Manchester City aim to take another step closer on Tuesday to the one title that has eluded them – the Champions League.

Boss Pep Guardiola says he will be judged on success in the competition but does this year represent their best chance of becoming European champions?

“There’s not an outstanding team” in this season’s tournament says pundit Chris Sutton, while football journalist Rory Smith feels the competition is “not as daunting” as in previous years. 

City, second in the Premier League, will secure a place in the quarter-finals if they win their last-16 second leg at home to RB Leipzig after a 1-1 draw in Germany.

Bayern Munich, Chelsea, AC Milan and Benfica are the teams already through, while Real Madrid hold a 5-2 advantage over Liverpool, with Italian sides Napoli and Inter Milan leading after their first-leg matches against Eintracht Frankfurt and Porto respectively.

Of the teams left in the competition, only Bayern, Napoli and Benfica are top of their domestic leagues.

“This season is very odd,” added former Blackburn striker Sutton on BBC Radio 5 Live’s Monday Night Club.

“If you had a guess who you would make favourites for the Champions League, would we not all say Napoli at the moment?

“But I don’t think we’ve seen Manchester City at their best, that could be ominous, and they find ways to win.

“It’s as open as it’s ever been and there’s not a really outstanding team where in previous seasons you could argue differently.”

Smith, of the New York Times, added: “It feels like the field is a bit more open and slightly unfamiliar, and to be honest, better for it.

“Real, City and Bayern are the three established powers and looking how the field is falling will be thinking they are the three outstanding teams.

“City should probably be favourites and will be thinking ‘Barcelona aren’t there, Liverpool aren’t there, Arsenal, the form team in the Premier League, weren’t in the competition, it is not quite as daunting as it would be normally’.

“City should be thinking ‘this is a really good opportunity to right the wrongs of the last six years’.”

I’ll be judged on Champions League record – Guardiola

City have won nine major trophies since Guardiola took charge in 2016, but have never been European champions and he was asked whether his spell would be defined by success in Europe’s premier cup competition.

“It doesn’t mean I agree with it but, absolutely, I’ll be judged on that,” said the 52-year-old Spaniard.

“Before my first game in the Champions League [with City], people said I was here to win it.

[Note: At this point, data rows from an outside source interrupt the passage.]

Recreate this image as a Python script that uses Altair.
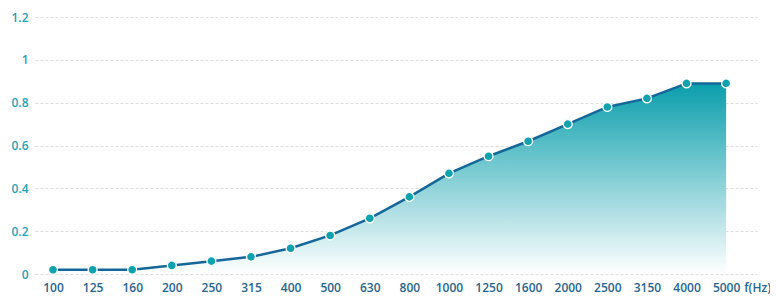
import altair as alt
import pandas as pd

categories = ["100", "125", "160", "200", "250", "315", "400", "500", "630", "800",
              "1000", "1250", "1600", "2000", "2500", "3150", "4000", "5000"]
values = [0.02, 0.02, 0.02, 0.04, 0.06, 0.08, 0.12, 0.18, 0.26, 0.36,
          0.47, 0.55, 0.62, 0.70, 0.78, 0.82, 0.89, 0.89]

df = pd.DataFrame({"idx": list(range(len(categories))), "cat": categories, "v": values})

labels_js = "[" + ",".join("'%s'" % c for c in categories) + "]"

W, H = 722, 257

x = alt.X("idx:Q",
          scale=alt.Scale(domain=[-0.455, 17.78], nice=False, zero=False),
          axis=alt.Axis(values=list(range(len(categories))),
                        labelExpr=labels_js + "[datum.value]",
                        grid=False, domain=False, ticks=False,
                        labelPadding=8, labelFont="Open Sans", labelFontWeight=600,
                        labelFontSize=12, labelColor="#27668f",
                        title="f(Hz)", titleFont="Open Sans", titleFontWeight=600,
                        titleFontSize=12, titleColor="#27668f",
                        titleX=W + 13.5, titleY=8, titleAlign="right", titleBaseline="top"))
y = alt.Y("v:Q",
          scale=alt.Scale(domain=[0, 1.2], nice=False),
          axis=alt.Axis(values=[0, 0.2, 0.4, 0.6, 0.8, 1.0, 1.2],
                        labelExpr="format(datum.value, '.2~f')",
                        grid=True, gridColor="#dedede", gridDash=[3, 2], gridWidth=1,
                        domain=False, ticks=False, labelPadding=7,
                        labelFont="Open Sans", labelFontWeight=600, labelFontSize=12,
                        labelColor="#1fa3b9", title=None))

base = alt.Chart(df)

area = base.mark_area(
    color=alt.Gradient(gradient="linear",
                       stops=[alt.GradientStop(color="#ffffff", offset=0),
                              alt.GradientStop(color="#0a9eac", offset=1)],
                       x1=1, x2=1, y1=1, y2=0)
).encode(x=x, y=y)

line = base.mark_line(color="#15679a", strokeWidth=2.5).encode(x=x, y=y)

pts = base.mark_point(filled=True, fill="#0ea2ae", stroke="#ffffff", strokeWidth=1.3,
                      size=80, opacity=1).encode(x=x, y=y)

chart = alt.layer(area, line, pts).properties(
    width=W, height=H,
    autosize=alt.AutoSizeParams(type="none"),
    padding={"left": 27, "top": 9, "right": 13, "bottom": 20},
).configure_view(stroke=None)

chart.save("out.html", embed_options={"renderer": "svg", "actions": False})
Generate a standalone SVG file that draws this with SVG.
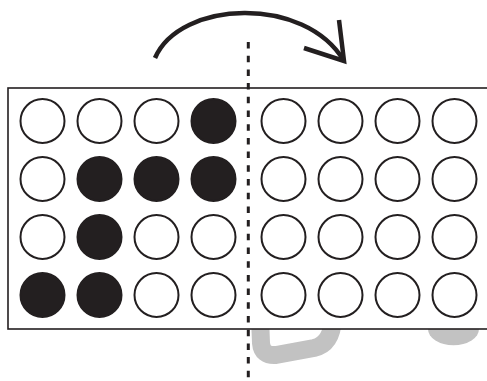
<svg xmlns="http://www.w3.org/2000/svg" width="487" height="381" viewBox="0 0 487 381">
<style>
.c{fill:#fff;stroke:#231f20;stroke-width:2}
.f{fill:#231f20;stroke:#231f20;stroke-width:2}
.gray{fill:none;stroke:#c2c2c2;stroke-width:18;stroke-linecap:round;stroke-linejoin:round}
</style>
<rect width="487" height="381" fill="#fff"/>
<g id="shadow">
<path class="gray" d="M260,318 L261,343 Q262,356 276,355 L314,348 Q332,344 333,318"/>
<path d="M428,329 A25,16 0 0 0 479,329 Z" fill="#c2c2c2"/>
</g>
<g id="board">
<rect x="8" y="88" width="490" height="241" fill="#fff" stroke="#231f20" stroke-width="1.6"/>
</g>
<g id="grid">
<circle class="c" cx="42.5" cy="121" r="22"/>
<circle class="c" cx="99.5" cy="121" r="22"/>
<circle class="c" cx="156.5" cy="121" r="22"/>
<circle class="f" cx="213.5" cy="121" r="22"/>
<circle class="c" cx="283.5" cy="121" r="22"/>
<circle class="c" cx="340.5" cy="121" r="22"/>
<circle class="c" cx="397.5" cy="121" r="22"/>
<circle class="c" cx="454.5" cy="121" r="22"/>
<circle class="c" cx="42.5" cy="179" r="22"/>
<circle class="f" cx="99.5" cy="179" r="22"/>
<circle class="f" cx="156.5" cy="179" r="22"/>
<circle class="f" cx="213.5" cy="179" r="22"/>
<circle class="c" cx="283.5" cy="179" r="22"/>
<circle class="c" cx="340.5" cy="179" r="22"/>
<circle class="c" cx="397.5" cy="179" r="22"/>
<circle class="c" cx="454.5" cy="179" r="22"/>
<circle class="c" cx="42.5" cy="237" r="22"/>
<circle class="f" cx="99.5" cy="237" r="22"/>
<circle class="c" cx="156.5" cy="237" r="22"/>
<circle class="c" cx="213.5" cy="237" r="22"/>
<circle class="c" cx="283.5" cy="237" r="22"/>
<circle class="c" cx="340.5" cy="237" r="22"/>
<circle class="c" cx="397.5" cy="237" r="22"/>
<circle class="c" cx="454.5" cy="237" r="22"/>
<circle class="f" cx="42.5" cy="295" r="22"/>
<circle class="f" cx="99.5" cy="295" r="22"/>
<circle class="c" cx="156.5" cy="295" r="22"/>
<circle class="c" cx="213.5" cy="295" r="22"/>
<circle class="c" cx="283.5" cy="295" r="22"/>
<circle class="c" cx="340.5" cy="295" r="22"/>
<circle class="c" cx="397.5" cy="295" r="22"/>
<circle class="c" cx="454.5" cy="295" r="22"/>
</g>
<g id="connectors" fill="none" stroke="#231f20">
<line x1="248.3" y1="42" x2="248.3" y2="381" stroke-width="3" stroke-dasharray="6.5 7.2"/>
<path d="M155,58 C180,0 305,-5 344,61" stroke-width="4.5"/>
<path d="M339,20 L344,61 L304,48" stroke-width="4.5" stroke-linejoin="miter"/>
</g>
</svg>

“I said ‘what?’ I don’t know, but I accept it. As much as I go through, it’s not going to change.”

The closest they have come to Champions League glory was when they reached the 2021 final, where they lost 1-0 to Chelsea.

A late fightback by Real Madrid prevented City returning to the final last season, but in Guardiola’s first four seasons at Etihad Stadium they failed to progress past the quarter-finals.

City were upset by French sides Monaco and Lyon, while suffering agonising exits against Premier League rivals Liverpool and Tottenham, with the latter coming after VAR played a big role in the outcome of a thrilling second leg at the Etihad.

In November, Guardiola, who won the Champions League twice as Barcelona coach, signed a two-year contract extension to 2025 and said he wanted “to stay and continue fighting for trophies”.

“We’ve not won it but we’ve done really well in the Champions League,” said City midfielder Kevin de Bruyne.

“I know people base everything on only winning but I feel there’s been a lot of circumstances in these kind of games – the Madrid game, the Tottenham game where we deserved to go through but didn’t. These are moments in games where these things happen.

“Obviously I want to win it but I know that, as long as we don’t, I’ll come here and get the same questions and I’m fine because people judge you on that.

“We just try to win these games and be the best people and team we can be.”